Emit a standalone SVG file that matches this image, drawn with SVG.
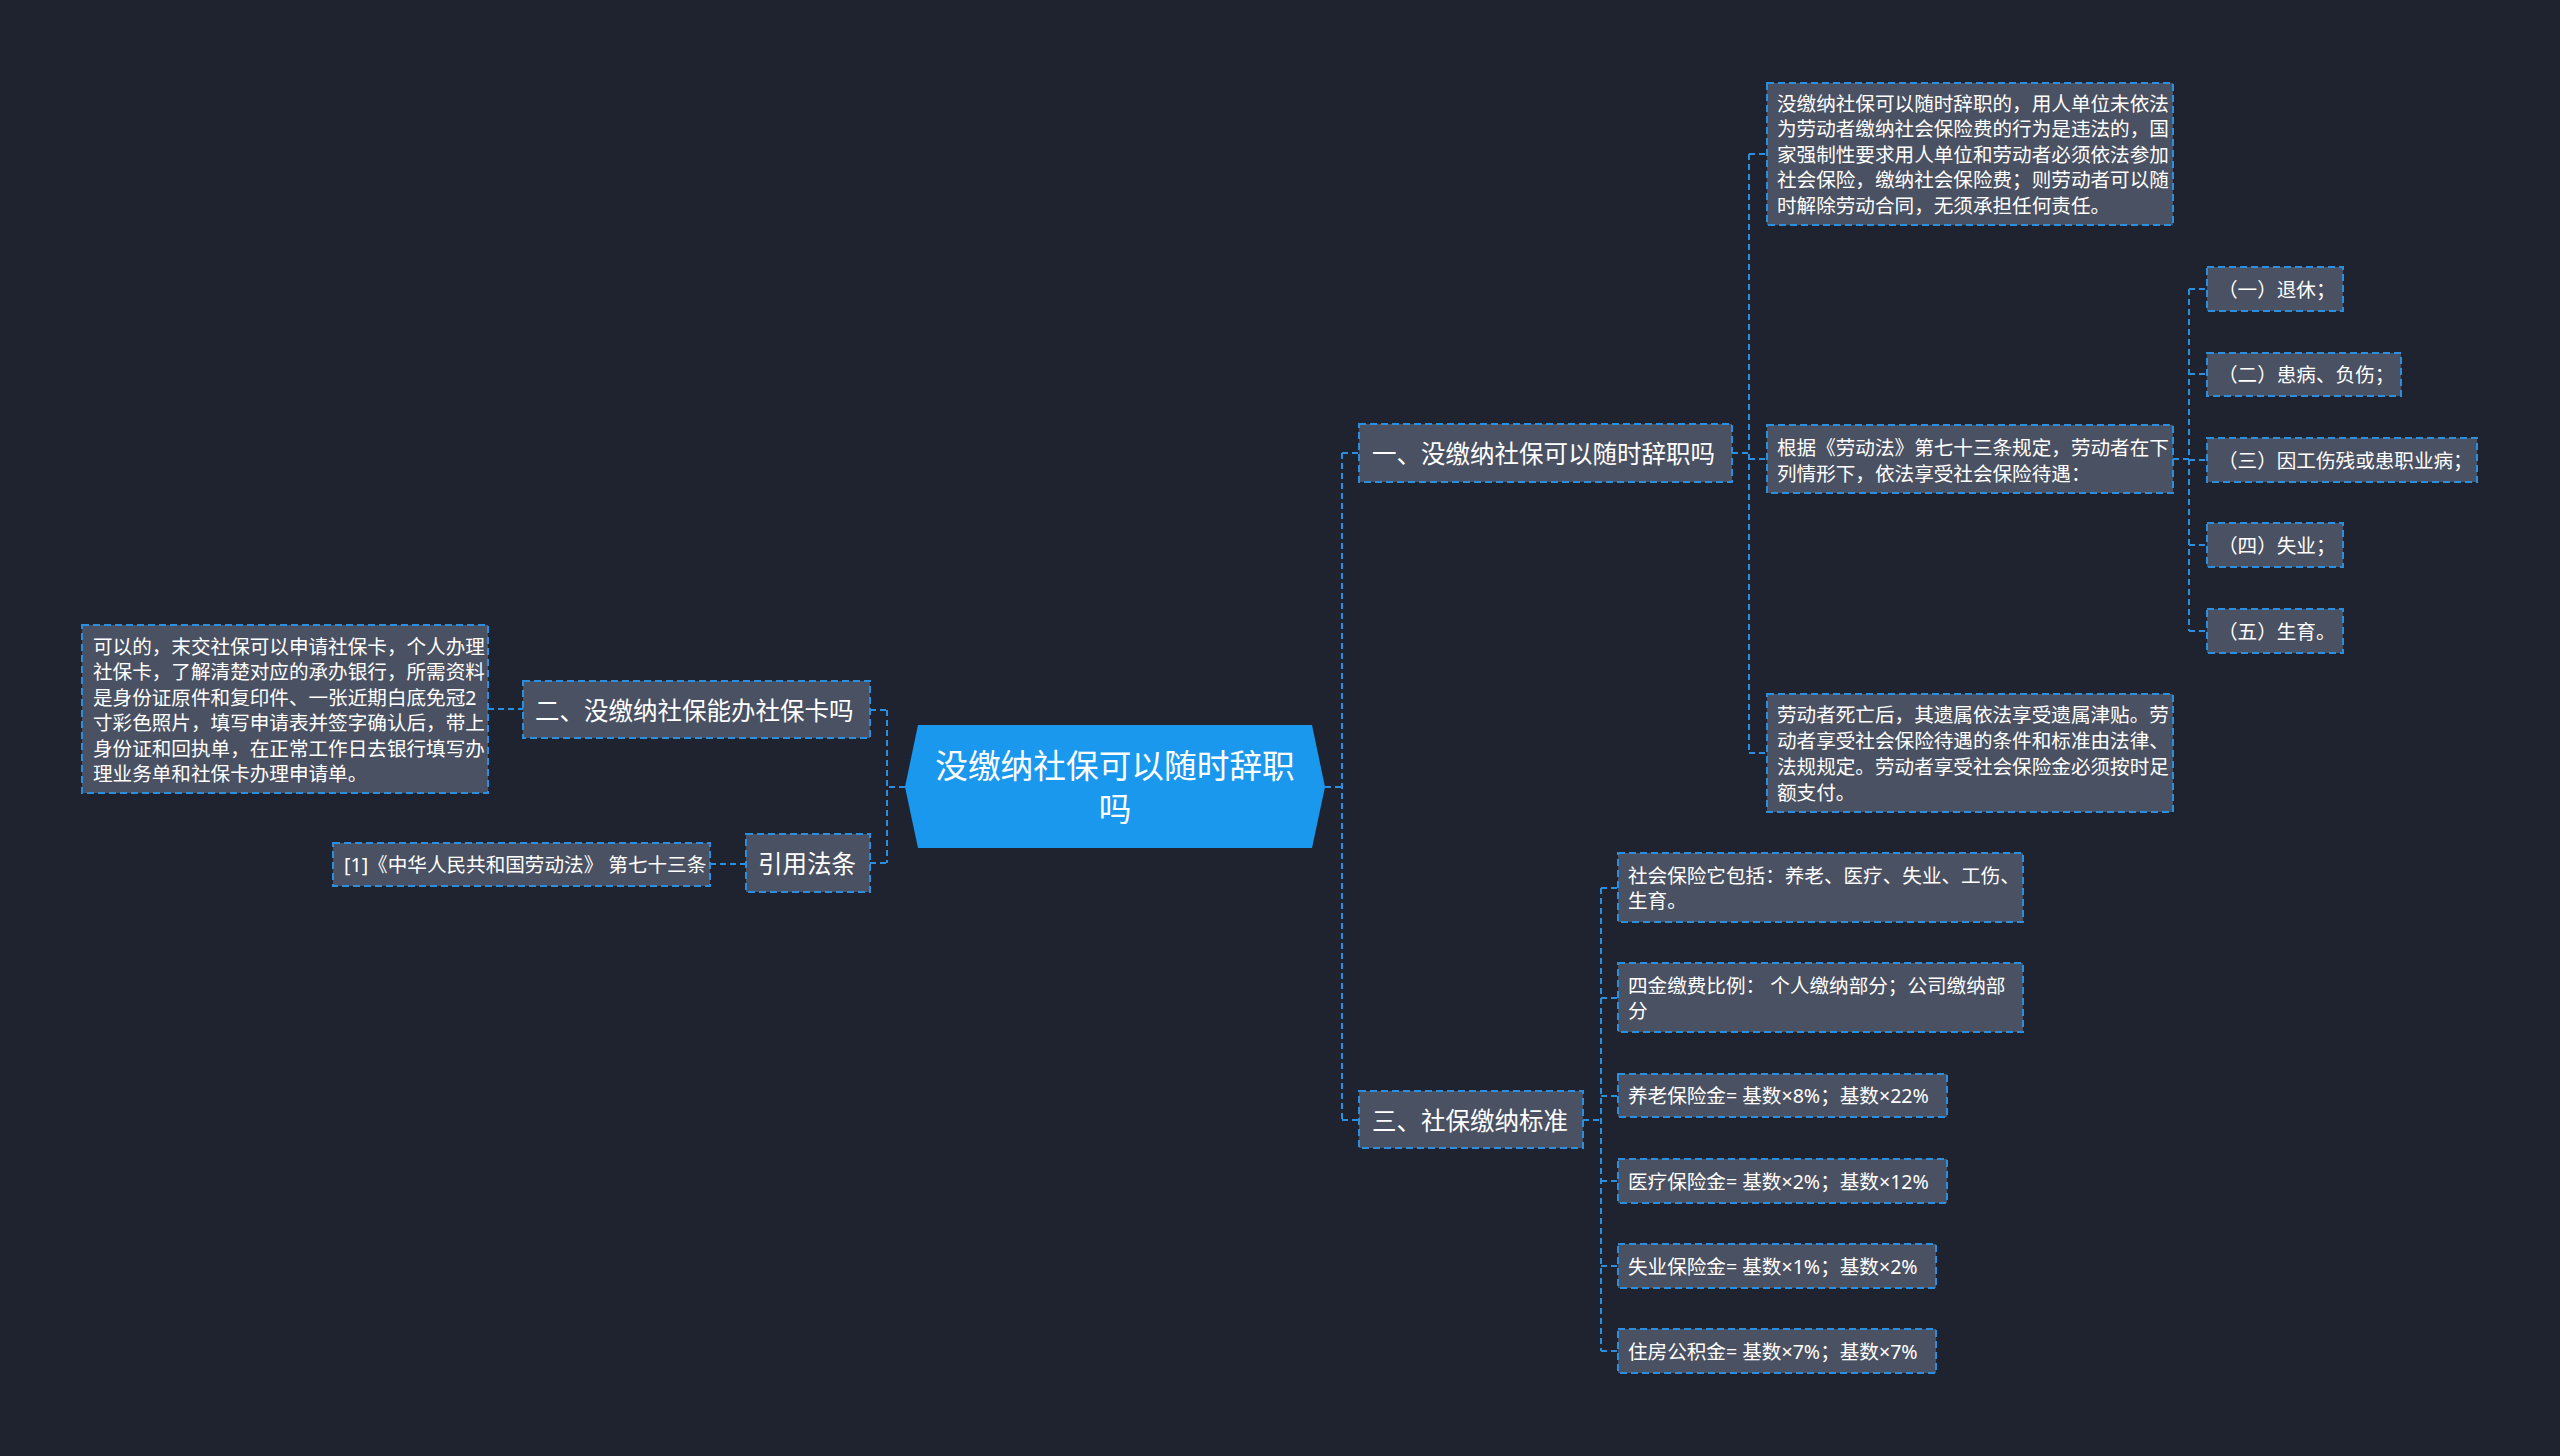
<svg xmlns="http://www.w3.org/2000/svg" width="2560" height="1456" viewBox="0 0 2560 1456">
<style>
text{font-family:"Noto Sans","Noto Sans CJK SC","Microsoft YaHei",sans-serif;fill:#ffffff;dominant-baseline:central}
.box{fill:#4a5162;stroke:#2b8fe0;stroke-width:2;stroke-dasharray:7 4}
.t1{font-size:24.5px}
.t2{font-size:19.6px}
.tc{font-size:32.7px;text-anchor:middle}
.ln{fill:none;stroke:#2b8fe0;stroke-width:2;stroke-dasharray:6 4}
</style>
<rect width="2560" height="1456" fill="#1f232f"/>
<g id="connectors">
<path class="ln" d="M905 787 H887"/>
<path class="ln" d="M887 710 V863"/>
<path class="ln" d="M870 710 H887 M870 863 H887"/>
<path class="ln" d="M488 709 H523"/>
<path class="ln" d="M710 864 H746"/>
<path class="ln" d="M1325 787 H1342"/>
<path class="ln" d="M1342 453 V1120"/>
<path class="ln" d="M1342 453 H1359 M1342 1120 H1359"/>
<path class="ln" d="M1732 453 H1749"/>
<path class="ln" d="M1749 154 V753"/>
<path class="ln" d="M1749 154 H1767 M1749 459 H1767 M1749 753 H1767"/>
<path class="ln" d="M2173 459 H2189"/>
<path class="ln" d="M2189 289 V631"/>
<path class="ln" d="M2189 289 H2207 M2189 374 H2207 M2189 460 H2207 M2189 545 H2207 M2189 631 H2207"/>
<path class="ln" d="M1583 1120 H1601"/>
<path class="ln" d="M1601 888 V1351"/>
<path class="ln" d="M1601 888 H1618 M1601 998 H1618 M1601 1096 H1618 M1601 1181 H1618 M1601 1266 H1618 M1601 1351 H1618"/>
</g>
<g id="center">
<polygon points="905,787 918,725 1312,725 1325,787 1312,848 918,848" fill="#1a98ee"/>
<text class="tc" x="1115" y="765">没缴纳社保可以随时辞职</text>
<text class="tc" x="1115" y="808">吗</text>
</g>
<g id="n-left1">
<rect class="box" x="523" y="681" width="347" height="57"/>
<text class="t1" x="535" y="710">二、没缴纳社保能办社保卡吗</text>
</g>
<g id="n-left1-d">
<rect class="box" x="82" y="625" width="406" height="168"/>
<text class="t2" x="93" y="646">可以的，末交社保可以申请社保卡，个人办理</text>
<text class="t2" x="93" y="671.5">社保卡，了解清楚对应的承办银行，所需资料</text>
<text class="t2" x="93" y="697">是身份证原件和复印件、一张近期白底免冠2</text>
<text class="t2" x="93" y="722.5">寸彩色照片，填写申请表并签字确认后，带上</text>
<text class="t2" x="93" y="748">身份证和回执单，在正常工作日去银行填写办</text>
<text class="t2" x="93" y="773.5">理业务单和社保卡办理申请单。</text>
</g>
<g id="n-ref">
<rect class="box" x="746" y="834" width="124" height="58"/>
<text class="t1" x="758" y="863">引用法条</text>
</g>
<g id="n-ref-d">
<rect class="box" x="333" y="843" width="377" height="43"/>
<text class="t2" x="344" y="864.5">[1]《中华人民共和国劳动法》 第七十三条</text>
</g>
<g id="n-r1">
<rect class="box" x="1359" y="424" width="373" height="58"/>
<text class="t1" x="1372" y="453">一、没缴纳社保可以随时辞职吗</text>
</g>
<g id="n-r1-a">
<rect class="box" x="1767" y="83" width="406" height="142"/>
<text class="t2" x="1777" y="103">没缴纳社保可以随时辞职的，用人单位未依法</text>
<text class="t2" x="1777" y="128.5">为劳动者缴纳社会保险费的行为是违法的，国</text>
<text class="t2" x="1777" y="154">家强制性要求用人单位和劳动者必须依法参加</text>
<text class="t2" x="1777" y="179.5">社会保险，缴纳社会保险费；则劳动者可以随</text>
<text class="t2" x="1777" y="205">时解除劳动合同，无须承担任何责任。</text>
</g>
<g id="n-r1-b">
<rect class="box" x="1767" y="425" width="406" height="68"/>
<text class="t2" x="1777" y="447">根据《劳动法》第七十三条规定，劳动者在下</text>
<text class="t2" x="1777" y="473">列情形下，依法享受社会保险待遇：</text>
</g>
<g id="n-r1-c">
<rect class="box" x="1767" y="694" width="406" height="118"/>
<text class="t2" x="1777" y="714">劳动者死亡后，其遗属依法享受遗属津贴。劳</text>
<text class="t2" x="1777" y="740">动者享受社会保险待遇的条件和标准由法律、</text>
<text class="t2" x="1777" y="766">法规规定。劳动者享受社会保险金必须按时足</text>
<text class="t2" x="1777" y="792">额支付。</text>
</g>
<g id="n-b1">
<rect class="box" x="2207" y="267" width="136" height="44"/>
<text class="t2" x="2218" y="289">（一）退休；</text>
</g>
<g id="n-b2">
<rect class="box" x="2207" y="353" width="194" height="43"/>
<text class="t2" x="2218" y="374.5">（二）患病、负伤；</text>
</g>
<g id="n-b3">
<rect class="box" x="2207" y="438" width="270" height="44"/>
<text class="t2" x="2218" y="460">（三）因工伤残或患职业病；</text>
</g>
<g id="n-b4">
<rect class="box" x="2207" y="523" width="136" height="44"/>
<text class="t2" x="2218" y="545">（四）失业；</text>
</g>
<g id="n-b5">
<rect class="box" x="2207" y="609" width="136" height="44"/>
<text class="t2" x="2218" y="631">（五）生育。</text>
</g>
<g id="n-r3">
<rect class="box" x="1359" y="1091" width="224" height="57"/>
<text class="t1" x="1372" y="1120">三、社保缴纳标准</text>
</g>
<g id="n-r3-a">
<rect class="box" x="1618" y="853" width="405" height="69"/>
<text class="t2" x="1628" y="875">社会保险它包括：养老、医疗、失业、工伤、</text>
<text class="t2" x="1628" y="900.5">生育。</text>
</g>
<g id="n-r3-b">
<rect class="box" x="1618" y="963" width="405" height="69"/>
<text class="t2" x="1628" y="985">四金缴费比例： 个人缴纳部分；公司缴纳部</text>
<text class="t2" x="1628" y="1010.5">分</text>
</g>
<g id="n-r3-c">
<rect class="box" x="1618" y="1074" width="329" height="43"/>
<text class="t2" x="1628" y="1095.5">养老保险金= 基数×8%；基数×22%</text>
</g>
<g id="n-r3-d">
<rect class="box" x="1618" y="1159" width="329" height="44"/>
<text class="t2" x="1628" y="1181">医疗保险金= 基数×2%；基数×12%</text>
</g>
<g id="n-r3-e">
<rect class="box" x="1618" y="1244" width="318" height="44"/>
<text class="t2" x="1628" y="1266">失业保险金= 基数×1%；基数×2%</text>
</g>
<g id="n-r3-f">
<rect class="box" x="1618" y="1329" width="318" height="44"/>
<text class="t2" x="1628" y="1351">住房公积金= 基数×7%；基数×7%</text>
</g>
</svg>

### REQUIRED WORK:
Working from the material above, transcribe it exactly while omitting pictures.

### RESPONSE BELOW:
Emit a standalone SVG file that matches this image, drawn with SVG.
<svg xmlns="http://www.w3.org/2000/svg" width="2560" height="1456" viewBox="0 0 2560 1456">
<style>
text{font-family:"Noto Sans","Noto Sans CJK SC","Microsoft YaHei",sans-serif;fill:#ffffff;dominant-baseline:central}
.box{fill:#4a5162;stroke:#2b8fe0;stroke-width:2;stroke-dasharray:7 4}
.t1{font-size:24.5px}
.t2{font-size:19.6px}
.tc{font-size:32.7px;text-anchor:middle}
.ln{fill:none;stroke:#2b8fe0;stroke-width:2;stroke-dasharray:6 4}
</style>
<rect width="2560" height="1456" fill="#1f232f"/>
<g id="connectors">
<path class="ln" d="M905 787 H887"/>
<path class="ln" d="M887 710 V863"/>
<path class="ln" d="M870 710 H887 M870 863 H887"/>
<path class="ln" d="M488 709 H523"/>
<path class="ln" d="M710 864 H746"/>
<path class="ln" d="M1325 787 H1342"/>
<path class="ln" d="M1342 453 V1120"/>
<path class="ln" d="M1342 453 H1359 M1342 1120 H1359"/>
<path class="ln" d="M1732 453 H1749"/>
<path class="ln" d="M1749 154 V753"/>
<path class="ln" d="M1749 154 H1767 M1749 459 H1767 M1749 753 H1767"/>
<path class="ln" d="M2173 459 H2189"/>
<path class="ln" d="M2189 289 V631"/>
<path class="ln" d="M2189 289 H2207 M2189 374 H2207 M2189 460 H2207 M2189 545 H2207 M2189 631 H2207"/>
<path class="ln" d="M1583 1120 H1601"/>
<path class="ln" d="M1601 888 V1351"/>
<path class="ln" d="M1601 888 H1618 M1601 998 H1618 M1601 1096 H1618 M1601 1181 H1618 M1601 1266 H1618 M1601 1351 H1618"/>
</g>
<g id="center">
<polygon points="905,787 918,725 1312,725 1325,787 1312,848 918,848" fill="#1a98ee"/>
<text class="tc" x="1115" y="765">没缴纳社保可以随时辞职</text>
<text class="tc" x="1115" y="808">吗</text>
</g>
<g id="n-left1">
<rect class="box" x="523" y="681" width="347" height="57"/>
<text class="t1" x="535" y="710">二、没缴纳社保能办社保卡吗</text>
</g>
<g id="n-left1-d">
<rect class="box" x="82" y="625" width="406" height="168"/>
<text class="t2" x="93" y="646">可以的，末交社保可以申请社保卡，个人办理</text>
<text class="t2" x="93" y="671.5">社保卡，了解清楚对应的承办银行，所需资料</text>
<text class="t2" x="93" y="697">是身份证原件和复印件、一张近期白底免冠2</text>
<text class="t2" x="93" y="722.5">寸彩色照片，填写申请表并签字确认后，带上</text>
<text class="t2" x="93" y="748">身份证和回执单，在正常工作日去银行填写办</text>
<text class="t2" x="93" y="773.5">理业务单和社保卡办理申请单。</text>
</g>
<g id="n-ref">
<rect class="box" x="746" y="834" width="124" height="58"/>
<text class="t1" x="758" y="863">引用法条</text>
</g>
<g id="n-ref-d">
<rect class="box" x="333" y="843" width="377" height="43"/>
<text class="t2" x="344" y="864.5">[1]《中华人民共和国劳动法》 第七十三条</text>
</g>
<g id="n-r1">
<rect class="box" x="1359" y="424" width="373" height="58"/>
<text class="t1" x="1372" y="453">一、没缴纳社保可以随时辞职吗</text>
</g>
<g id="n-r1-a">
<rect class="box" x="1767" y="83" width="406" height="142"/>
<text class="t2" x="1777" y="103">没缴纳社保可以随时辞职的，用人单位未依法</text>
<text class="t2" x="1777" y="128.5">为劳动者缴纳社会保险费的行为是违法的，国</text>
<text class="t2" x="1777" y="154">家强制性要求用人单位和劳动者必须依法参加</text>
<text class="t2" x="1777" y="179.5">社会保险，缴纳社会保险费；则劳动者可以随</text>
<text class="t2" x="1777" y="205">时解除劳动合同，无须承担任何责任。</text>
</g>
<g id="n-r1-b">
<rect class="box" x="1767" y="425" width="406" height="68"/>
<text class="t2" x="1777" y="447">根据《劳动法》第七十三条规定，劳动者在下</text>
<text class="t2" x="1777" y="473">列情形下，依法享受社会保险待遇：</text>
</g>
<g id="n-r1-c">
<rect class="box" x="1767" y="694" width="406" height="118"/>
<text class="t2" x="1777" y="714">劳动者死亡后，其遗属依法享受遗属津贴。劳</text>
<text class="t2" x="1777" y="740">动者享受社会保险待遇的条件和标准由法律、</text>
<text class="t2" x="1777" y="766">法规规定。劳动者享受社会保险金必须按时足</text>
<text class="t2" x="1777" y="792">额支付。</text>
</g>
<g id="n-b1">
<rect class="box" x="2207" y="267" width="136" height="44"/>
<text class="t2" x="2218" y="289">（一）退休；</text>
</g>
<g id="n-b2">
<rect class="box" x="2207" y="353" width="194" height="43"/>
<text class="t2" x="2218" y="374.5">（二）患病、负伤；</text>
</g>
<g id="n-b3">
<rect class="box" x="2207" y="438" width="270" height="44"/>
<text class="t2" x="2218" y="460">（三）因工伤残或患职业病；</text>
</g>
<g id="n-b4">
<rect class="box" x="2207" y="523" width="136" height="44"/>
<text class="t2" x="2218" y="545">（四）失业；</text>
</g>
<g id="n-b5">
<rect class="box" x="2207" y="609" width="136" height="44"/>
<text class="t2" x="2218" y="631">（五）生育。</text>
</g>
<g id="n-r3">
<rect class="box" x="1359" y="1091" width="224" height="57"/>
<text class="t1" x="1372" y="1120">三、社保缴纳标准</text>
</g>
<g id="n-r3-a">
<rect class="box" x="1618" y="853" width="405" height="69"/>
<text class="t2" x="1628" y="875">社会保险它包括：养老、医疗、失业、工伤、</text>
<text class="t2" x="1628" y="900.5">生育。</text>
</g>
<g id="n-r3-b">
<rect class="box" x="1618" y="963" width="405" height="69"/>
<text class="t2" x="1628" y="985">四金缴费比例： 个人缴纳部分；公司缴纳部</text>
<text class="t2" x="1628" y="1010.5">分</text>
</g>
<g id="n-r3-c">
<rect class="box" x="1618" y="1074" width="329" height="43"/>
<text class="t2" x="1628" y="1095.5">养老保险金= 基数×8%；基数×22%</text>
</g>
<g id="n-r3-d">
<rect class="box" x="1618" y="1159" width="329" height="44"/>
<text class="t2" x="1628" y="1181">医疗保险金= 基数×2%；基数×12%</text>
</g>
<g id="n-r3-e">
<rect class="box" x="1618" y="1244" width="318" height="44"/>
<text class="t2" x="1628" y="1266">失业保险金= 基数×1%；基数×2%</text>
</g>
<g id="n-r3-f">
<rect class="box" x="1618" y="1329" width="318" height="44"/>
<text class="t2" x="1628" y="1351">住房公积金= 基数×7%；基数×7%</text>
</g>
</svg>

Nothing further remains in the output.